***** INFORMATION SUPPLIED *****

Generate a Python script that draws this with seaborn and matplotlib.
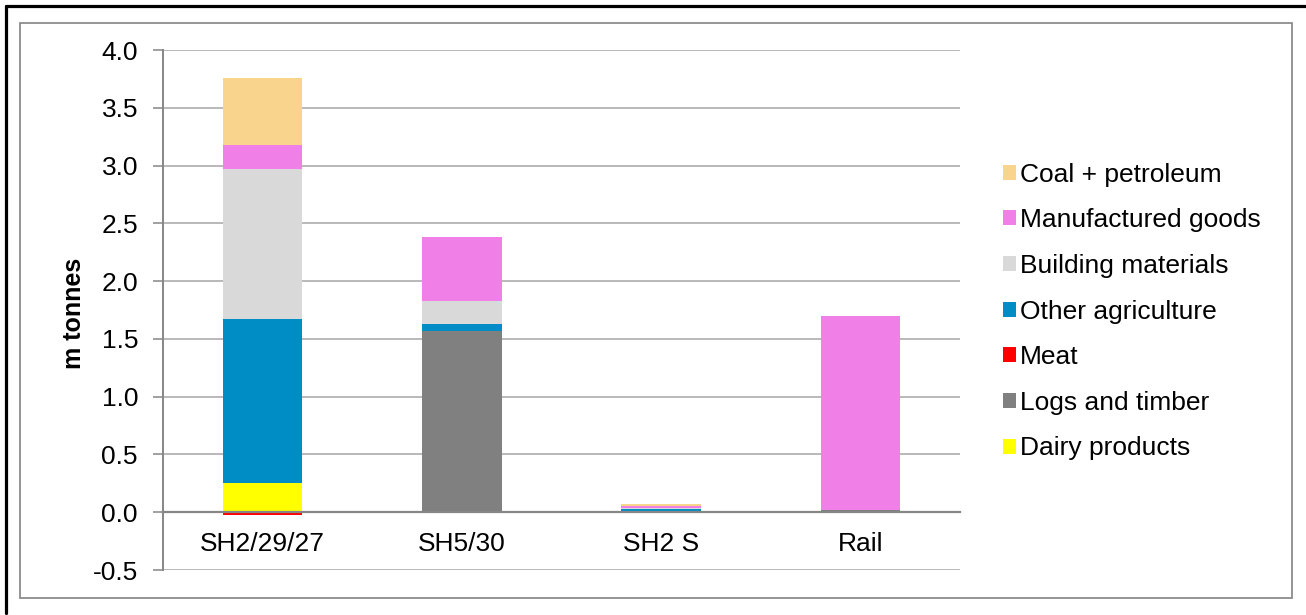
import numpy as np
import pandas as pd
import matplotlib
matplotlib.use("Agg")
import matplotlib.pyplot as plt
from matplotlib.patches import Patch, Rectangle
from matplotlib.lines import Line2D
import seaborn as sns

# Freight tonnage by corridor (million tonnes), per commodity
corridors = ["SH2/29/27", "SH5/30", "SH2 S", "Rail"]
dairy_products = [0.25, 0.0, 0.0, 0.0]
logs_and_timber = [0.0, 1.565, 0.0, 0.02]
meat = [-0.02, 0.0, 0.0, 0.0]
other_agriculture = [1.42, 0.06, 0.03, 0.0]
building_materials = [1.30, 0.20, 0.01, 0.0]
manufactured_goods = [0.21, 0.555, 0.012, 1.68]
coal_petroleum = [0.575, 0.0, 0.015, 0.0]

# Stacking order, bottom to top
series = [
    ("Dairy products", dairy_products, "#FFFF00"),
    ("Logs and timber", logs_and_timber, "#808080"),
    ("Meat", meat, "#FF0000"),
    ("Other agriculture", other_agriculture, "#008CC4"),
    ("Building materials", building_materials, "#D9D9D9"),
    ("Manufactured goods", manufactured_goods, "#F080E8"),
    ("Coal + petroleum", coal_petroleum, "#F9D48C"),
]

y_ticks = [-0.5, 0.0, 0.5, 1.0, 1.5, 2.0, 2.5, 3.0, 3.5, 4.0]

sns.set_theme(style="white")
plt.rcParams["font.family"] = ["Liberation Sans", "DejaVu Sans"]
plt.rcParams["text.color"] = "black"
plt.rcParams["axes.labelcolor"] = "black"
plt.rcParams["xtick.labelcolor"] = "black"
plt.rcParams["ytick.labelcolor"] = "black"

W, H = 1306, 615
fig = plt.figure(figsize=(W / 100, H / 100), dpi=100)
ax = fig.add_axes([163 / W, 1 - 570 / H, 797 / W, 520 / H])

pos_base = np.zeros(len(corridors))
neg_base = np.zeros(len(corridors))
for name, vals, color in series:
    v = np.asarray(vals, dtype=float)
    bottom = np.where(v >= 0, pos_base, neg_base)
    df = pd.DataFrame({"corridor": corridors, "value": v})
    sns.barplot(data=df, x="corridor", y="value", order=corridors,
                color=color, saturation=1, width=0.4, errorbar=None,
                bottom=bottom, linewidth=0, ax=ax, zorder=3)
    pos_base = pos_base + np.where(v >= 0, v, 0)
    neg_base = neg_base + np.where(v < 0, v, 0)

ax.set_xlim(-0.5, 3.5)
ax.set_ylim(-0.5, 4.0)
ax.set_yticks(y_ticks)
ax.set_yticklabels([f"{t:.1f}" for t in y_ticks])

grid_c = "#A6A6A6"
axis_c = "#868686"
ax.yaxis.grid(True, color=grid_c, linewidth=1.1, zorder=0)
ax.xaxis.grid(False)
ax.set_axisbelow(True)

for s in ["top", "right"]:
    ax.spines[s].set_visible(False)
ax.spines["left"].set_color(axis_c)
ax.spines["left"].set_linewidth(1.4)
ax.spines["bottom"].set_position(("data", 0))
ax.spines["bottom"].set_color(axis_c)
ax.spines["bottom"].set_linewidth(1.6)
ax.spines["bottom"].set_zorder(4)

ax.tick_params(axis="y", which="major", direction="out", length=7,
               width=1.1, color=axis_c, labelsize=19, pad=11, left=True)
ax.tick_params(axis="x", length=0, labelsize=19, pad=14)
ax.set_xlabel("")
ax.set_ylabel("m tonnes", fontsize=18, fontweight="bold")
ax.yaxis.set_label_coords(-0.097, 0.494)

# Legend in the same order as the stack, top item first
handles = [Patch(facecolor=c, edgecolor="none", label=n) for n, _, c in reversed(series)]
fig.legend(handles=handles, loc="center left",
           bbox_to_anchor=(1003 / W, 1 - 311.5 / H), frameon=False,
           fontsize=19, handlelength=0.5, handleheight=0.5,
           handletextpad=0.15, labelspacing=0.82, borderpad=0,
           borderaxespad=0, labelcolor="black")

# Chart-area frame and outer border
fig.add_artist(Rectangle((20.5 / W, 1 - 598 / H), (1291.5 - 20.5) / W,
                         (598 - 22.5) / H, transform=fig.transFigure,
                         fill=False, edgecolor="#8C8C8C", linewidth=1.3))
fig.add_artist(Line2D([6 / W, 1.0], [1 - 5.5 / H, 1 - 5.5 / H],
                      transform=fig.transFigure, color="black", linewidth=2.3))
fig.add_artist(Line2D([6 / W, 6 / W], [1 - 5.5 / H, 1 - 613 / H],
                      transform=fig.transFigure, color="black", linewidth=2.3))

fig.savefig("out.png", dpi=100, facecolor="white")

*****

| THE REQUEST |
Leave out the pictures, then repeat the listing above exactly from its first line to the line with "import seaborn as sns", inclusive.

| SOLUTION TO THIS PROBLEM |
Generate a Python script that draws this with seaborn and matplotlib.
import numpy as np
import pandas as pd
import matplotlib
matplotlib.use("Agg")
import matplotlib.pyplot as plt
from matplotlib.patches import Patch, Rectangle
from matplotlib.lines import Line2D
import seaborn as sns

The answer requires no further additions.